I tried getting the IP address of my phone from what's my IP .com but I can't seem to ping that number.

:(

asked Mar 25 '12 at 19:35

4 Answers 4

In most cases (all?) an iPhone is going to be behind a NAT router/gateway of the 3G cellular provider that phone is connected to. Therefore the iPhone will not have a public IP address that you can ping. If the phone is connected to a WiFi network its likely to be acting as a NAT router as well and stop ICMP (ping) packets from reaching the device.

You're not going to be able to approach your problem from this perspective. Perhaps looking more at the Apple supplied "Find My Phone" would prove to be more productive.

answered Mar 25 '12 at 19:41

1

  • Many operators provide special M2M sims which get public IP address.

    May 7 '14 at 8:33

You can try the opposite. Create or buy a background-capable location based app which updates a database when the device is on and the app is live. Then just check the time stamps in the database.

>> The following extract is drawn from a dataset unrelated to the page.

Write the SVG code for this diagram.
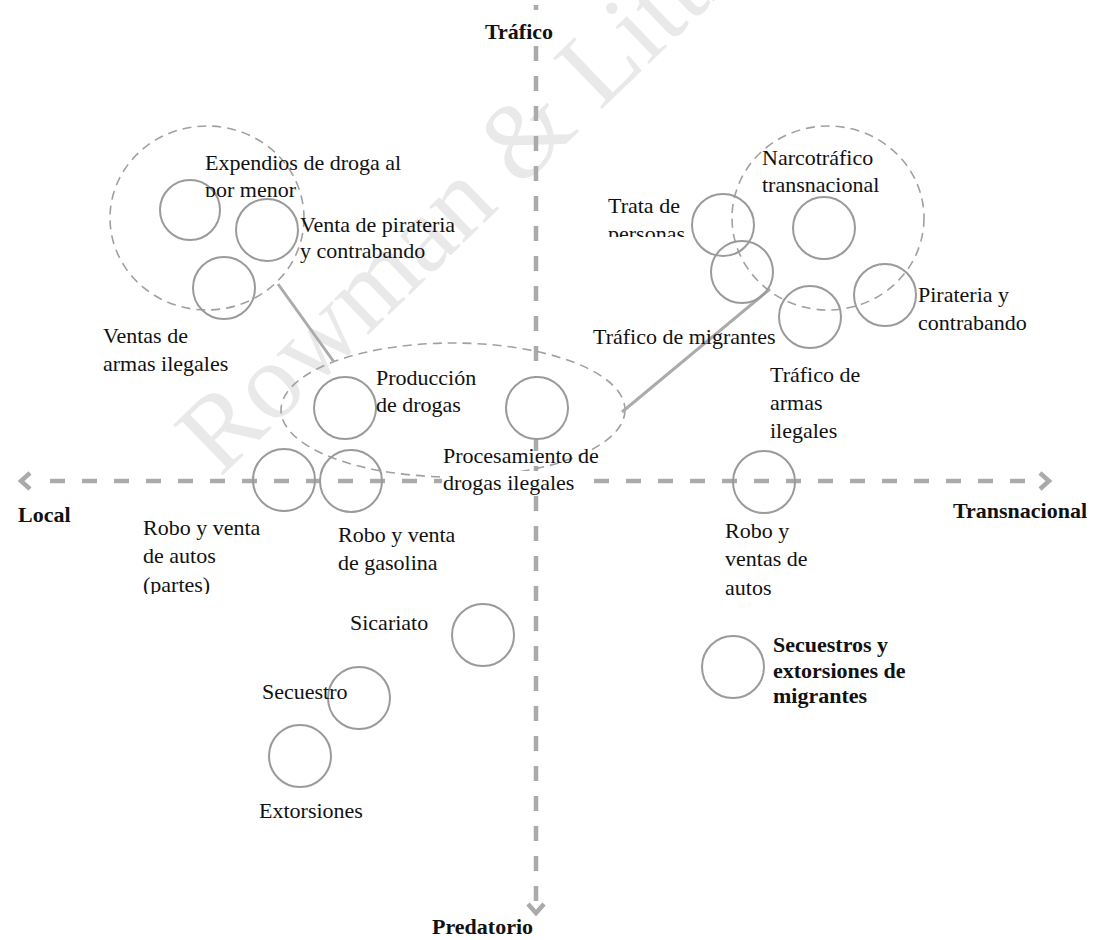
<svg xmlns="http://www.w3.org/2000/svg" width="1099" height="940" viewBox="0 0 1099 940">
<style>
  text { font-family: "Liberation Serif", "Times New Roman", serif; font-size: 22px; fill: #111; }
  .b { font-weight: bold; }
  .node circle { fill: none; stroke: #9a9a9a; stroke-width: 2; }
  .grp { fill: none; stroke: #a0a0a0; stroke-width: 1.6; stroke-dasharray: 9 6; }
  .axis { fill: none; stroke: #aaaaaa; stroke-width: 4.5; }
  .link { stroke: #ababab; stroke-width: 3; fill: none; }
  .wm { font-size: 108px; fill: #e9e9e9; }
</style>
<defs>
  <clipPath id="cp1"><rect x="200" y="150" width="200" height="47"/></clipPath>
  <clipPath id="cp2"><rect x="600" y="190" width="120" height="47"/></clipPath>
  <clipPath id="cp3"><rect x="130" y="500" width="200" height="94"/></clipPath>
</defs>
<rect width="1099" height="940" fill="#ffffff"/>
<text class="wm" transform="translate(220,478) rotate(-44)">Rowman &amp; Littlefield</text>

<g id="axes">
  <line class="axis" x1="536" y1="5" x2="536" y2="10"/>
  <line class="axis" x1="536" y1="46" x2="536" y2="905" stroke-dasharray="15 15"/>
  <polyline class="axis" points="528,904 536,913 544,904"/>
  <line class="axis" x1="50" y1="481" x2="1040" y2="481" stroke-dasharray="15 17"/>
  <polyline class="axis" points="30,473 21,481 30,489"/>
  <polyline class="axis" points="1040,473 1049,481 1040,489"/>
</g>

<g id="groups">
  <ellipse class="grp" cx="207" cy="218" rx="97" ry="92"/>
  <ellipse class="grp" cx="828" cy="218" rx="96" ry="92"/>
  <ellipse class="grp" cx="453" cy="410" rx="172" ry="67"/>
</g>

<g id="connectors">
  <line class="link" x1="278" y1="284" x2="334" y2="362"/>
  <line class="link" x1="622" y1="412" x2="770" y2="289"/>
</g>

<g id="labels-axes">
  <text class="b" x="485" y="39">Tráfico</text>
  <text class="b" x="432" y="934">Predatorio</text>
  <text class="b" x="18" y="522">Local</text>
  <text class="b" x="953" y="518">Transnacional</text>
</g>

<g id="n-expendios" class="node">
  <circle cx="190" cy="210" r="30"/>
  <text x="205" y="170">Expendios de droga al</text>
  <text x="205" y="197" clip-path="url(#cp1)">por menor</text>
</g>
<g id="n-venta-pirateria" class="node">
  <circle cx="267" cy="230" r="31"/>
  <text x="300" y="232">Venta de pirateria</text>
  <text x="300" y="258">y contrabando</text>
</g>
<g id="n-ventas-armas" class="node">
  <circle cx="224" cy="288" r="31"/>
  <text x="103" y="343">Ventas de</text>
  <text x="103" y="371">armas ilegales</text>
</g>
<g id="n-trata" class="node">
  <circle cx="723" cy="225" r="31"/>
  <text x="608" y="213">Trata de</text>
  <text x="608" y="241" clip-path="url(#cp2)">personas</text>
</g>
<g id="n-narco" class="node">
  <circle cx="824" cy="228" r="31"/>
  <text x="762" y="165">Narcotráfico</text>
  <text x="762" y="192">transnacional</text>
</g>
<g id="n-migrantes" class="node">
  <circle cx="742" cy="272" r="31"/>
  <text x="593" y="344">Tráfico de migrantes</text>
</g>
<g id="n-armas-trans" class="node">
  <circle cx="810" cy="317" r="31"/>
  <text x="770" y="382">Tráfico de</text>
  <text x="770" y="410">armas</text>
  <text x="770" y="438">ilegales</text>
</g>
<g id="n-pirateria" class="node">
  <circle cx="885" cy="295" r="31"/>
  <text x="918" y="302">Pirateria y</text>
  <text x="918" y="330">contrabando</text>
</g>
<g id="n-produccion" class="node">
  <circle cx="345" cy="408" r="31"/>
  <text x="376" y="385">Producción</text>
  <text x="376" y="412">de drogas</text>
</g>
<g id="n-procesamiento" class="node">
  <circle cx="537" cy="408" r="31" style="fill:#ffffff"/>
  <rect x="442" y="471" width="150" height="20" fill="#ffffff"/>
  <text x="443" y="463">Procesamiento de</text>
  <text x="443" y="490">drogas ilegales</text>
</g>
<g id="n-autos-partes" class="node">
  <circle cx="284" cy="480" r="31"/>
  <text x="143" y="535">Robo y venta</text>
  <text x="143" y="563">de autos</text>
  <text x="143" y="592" clip-path="url(#cp3)">(partes)</text>
</g>
<g id="n-gasolina" class="node">
  <circle cx="351" cy="481" r="31"/>
  <text x="338" y="542">Robo y venta</text>
  <text x="338" y="570">de gasolina</text>
</g>
<g id="n-autos-trans" class="node">
  <circle cx="764" cy="482" r="31"/>
  <text x="725" y="538">Robo y</text>
  <text x="725" y="566">ventas de</text>
  <text x="725" y="595">autos</text>
</g>
<g id="n-sicariato" class="node">
  <circle cx="483" cy="635" r="31"/>
  <text x="350" y="630">Sicariato</text>
</g>
<g id="n-secuestro" class="node">
  <circle cx="359" cy="698" r="31"/>
  <text x="262" y="699">Secuestro</text>
</g>
<g id="n-extorsiones" class="node">
  <circle cx="300" cy="756" r="31"/>
  <text x="259" y="818">Extorsiones</text>
</g>
<g id="n-secuestros-migrantes" class="node">
  <circle cx="733" cy="667" r="31"/>
  <text class="b" x="773" y="652">Secuestros y</text>
  <text class="b" x="773" y="678">extorsiones de</text>
  <text class="b" x="773" y="703">migrantes</text>
</g>
</svg>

answered Mar 25 '12 at 19:54

4

  • An "You can" is always better than a "You can't." I suppose I could right my own app to ping in the opposite direction. Ha, ha... I was thinking about myself primarily, my battery is always dying on my phone. Perhaps I could include the current battery level in the app so I can put the status "Dead Battery" up.

    Mar 25 '12 at 21:49

  • @NoMoreZealots fair enough, but the question was to ask if an iPhone could be "pinged".

    Mar 26 '12 at 0:27

  • @Damien : I just tried, and within my local WIFI LAN, the answer was yes, the iPhone responds to an ICMP ping to its local IP address. Not sure if this will work on cellular if you just happen to be connected to the same cell tower. Past a NAT firewall, no.

    Mar 26 '12 at 1:55

  • @hotpaw2 Even if connected to same cell tower; you won't be able to ping an iPhone. The phone company will route all iPhone traffic through a NAT gateway to save on public IP addresses. Different story for those 3G usb-dongle devices - they usually are allocated a public IP address for the time they are live. Your suggestion around re: a specific app is a good one but you would be relying on the user running the app and iOS watchdog not stopping it if memory conditions on the phone get tight. In practice it wouldn't be reliable in for this type of situation.

    Mar 26 '12 at 3:47

I just tried against an iPhone Xs Max OS 13.3 on the same Wifi network as my Macbook. I checked the iPhone IP on its display, this is just to test the "ping the iPhone" concept.

  • ping <IP> does not work
  • but this works nmap -Pn <IP>.

answered Jan 13 '20 at 1:02

If you dont mind jail breaking iPhone. You can install openSSH and try ssh for each iphone. Problem with this is they must be in the wifi network.